While most of the fieldwork campaigns this summer are being taken care of by our awesome teams of PhD and master students, there is a few sets of field days I am joining. One of them just happened on a lovely not-too-hot summer day in the heathlands and forests of northern Flanders, on the border with the Netherlands.

Pine seedling braving a sandy dune
It is there, on the poor sandy soils of the Campina region, that we are monitoring vegetation for the global Dark Diversity project.

The heathlands and forests of the border park
I have written about this intriguing ‘dark diversity’ before: it is basically the non-realised biodiversity, those species that are NOT present at a given location. It is those species that indicate the unrealised potential of an area. For this, we compare a disturbed and an undisturbed heathland site with a whole series of vegetation surveys in a circle with 20 km diameter around these plots.

Species identification in a wet heathland plot
There is of course at least two reasons why a certain species does not occur at a location: the local characteristics (a dry heathland will never hold the same species as a wet heathland a few meters downslope), and anthropogenic pressures. By comparing a disturbed with an undisturbed area, we will be able to disentangle these two, and get closer to the heart of what human influence does to diversity.
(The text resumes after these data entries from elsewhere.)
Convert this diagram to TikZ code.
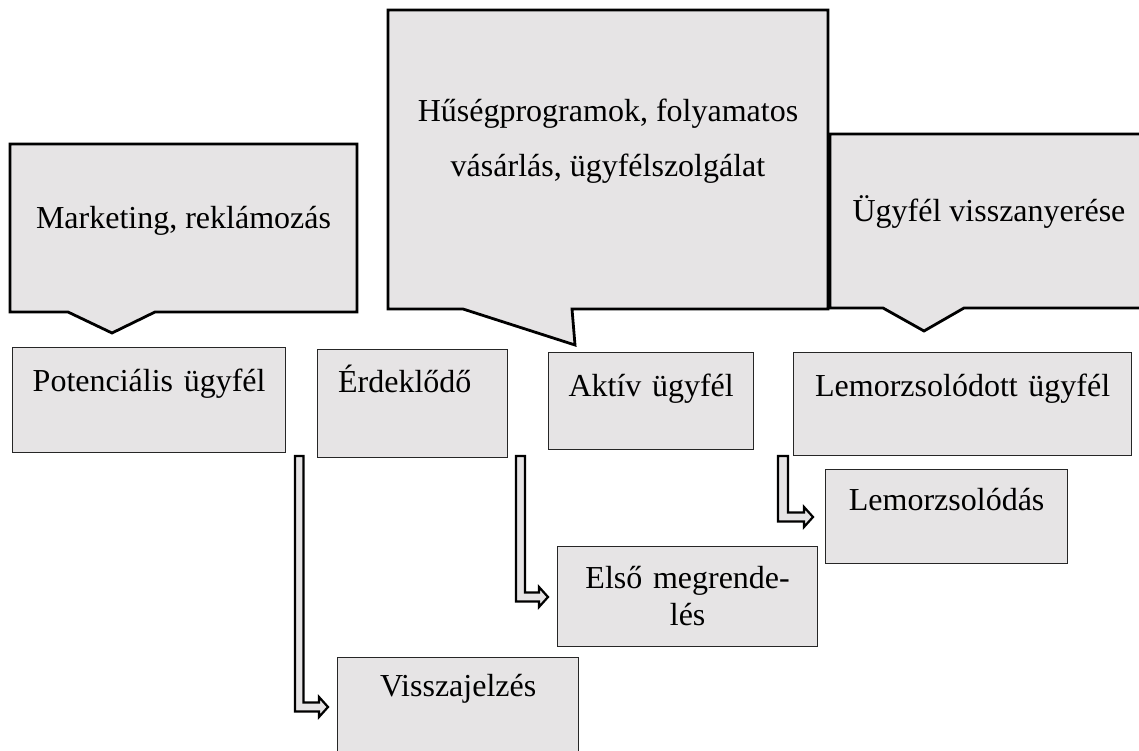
\documentclass[tikz,border=0pt]{standalone}
\usepackage{fontspec}
\setmainfont{Liberation Serif}
\usetikzlibrary{calc}
\definecolor{boxfill}{RGB}{230,228,229}
\tikzset{
  callshape/.style={fill=boxfill, draw=black, line width=2.8pt, line join=miter},
  calltext/.style={anchor=base, inner sep=0pt, font=\fontsize{32}{55}\selectfont},
  stagebox/.style={draw=black!85, fill=boxfill, line width=1.3pt, inner xsep=0pt, inner ysep=0pt,
    anchor=north west, font=\fontsize{32}{37}\selectfont, align=center},
  harrow/.style={draw=black, fill=boxfill, line width=2.2pt, line join=miter},
}
\newcommand\hollowL[3]{%
  \draw[harrow] let \p1=(#1), \p2=(#2) in
    (\x1,\y1) -- (\x1+#3,\y1) -- (\x1+#3,\y2+4.5pt) -- (\x2-9pt,\y2+4.5pt) -- (\x2-9pt,\y2+10pt)
    -- (\x2,\y2) -- (\x2-9pt,\y2-10pt) -- (\x2-9pt,\y2-4.5pt) -- (\x1,\y2-4.5pt) -- cycle;}
\begin{document}
\begin{tikzpicture}[x=1pt,y=-1pt]
\clip (0,0) rectangle (1139,751);
\fill[white] (0,0) rectangle (1139,751);

% callouts
\draw[callshape] (10,144) -- (357,144) -- (357,312) -- (155,312) -- (112,333) -- (68,312) -- (10,312) -- cycle;
\node[calltext] (mk) at (183.5,229) {Marketing, reklámozás};

\draw[callshape] (388,10) -- (828,10) -- (828,309) -- (572,309) -- (575,345) -- (463,309) -- (388,309) -- cycle;
\node[calltext] (hus) at (608,122) {\begin{tabular}[t]{@{}c@{}}Hűségprogramok, folyamatos\\ vásárlás, ügyfélszolgálat\end{tabular}};

\draw[callshape] (830,134) -- (1150,134) -- (1150,308) -- (964,308) -- (924,331) -- (883,308) -- (830,308) -- cycle;
\node[calltext] (ugy) at (989,222) {Ügyfél visszanyerése};

% stage boxes
\node[stagebox, text width=273pt, text height=44pt, text depth=61pt] (pot) at (12,347) {Potenciális ügyfél};
\node[stagebox, text width=149pt, inner xsep=20.5pt, align=left, text height=43pt, text depth=65pt] (erd) at (317,349) {Érdeklődő};
\node[stagebox, text width=205pt, text height=44pt, text depth=53pt] (akt) at (548,352) {Aktív ügyfél};
\node[stagebox, text width=338pt, text height=44pt, text depth=59pt] (lemo) at (793,352) {Lemorzsolódott ügyfél};
\node[stagebox, text width=242pt, text height=41pt, text depth=53pt] (lemd) at (825,469) {Lemorzsolódás};
\node[stagebox, text width=260pt, text height=42pt, text depth=58pt] (elso) at (557,546) {Első megrende-\\lés};
\node[stagebox, text width=241pt, text height=39pt, text depth=80pt] (visz) at (337,657) {Visszajelzés};

% hollow L arrows
\coordinate (s1) at (295,456);
\coordinate (s2) at (516,456);
\coordinate (s3) at (778,456);
\coordinate (t1) at ($(visz.north west)+(-9,50)$);
\coordinate (t2) at ($(elso.north west)+(-9,51)$);
\coordinate (t3) at ($(lemd.north west)+(-12,48)$);
\hollowL{s1}{t1}{8.5pt}
\hollowL{s2}{t2}{9pt}
\hollowL{s3}{t3}{10pt}
\end{tikzpicture}
\end{document}
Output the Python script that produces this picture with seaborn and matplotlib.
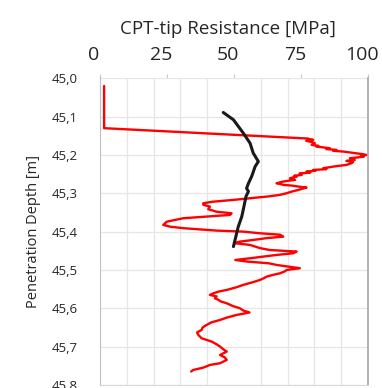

Mushroom in a little patch of chestnut forest
Of course, such general questions on the drivers of global diversity (loss) require a lot of data. We are just one factor in a big chain here: our Flemish heathlands are one vegetation type to be studied; ecologists all over the world are right now out in their own landscapes, doing exactly the same. Talk about feeling connected with the world!

Skipper butterfly

Adding soil temperature loggers to our Dark Diversity plots to link up these observations to our global SoilTemp-network: hitting two birds with one stone!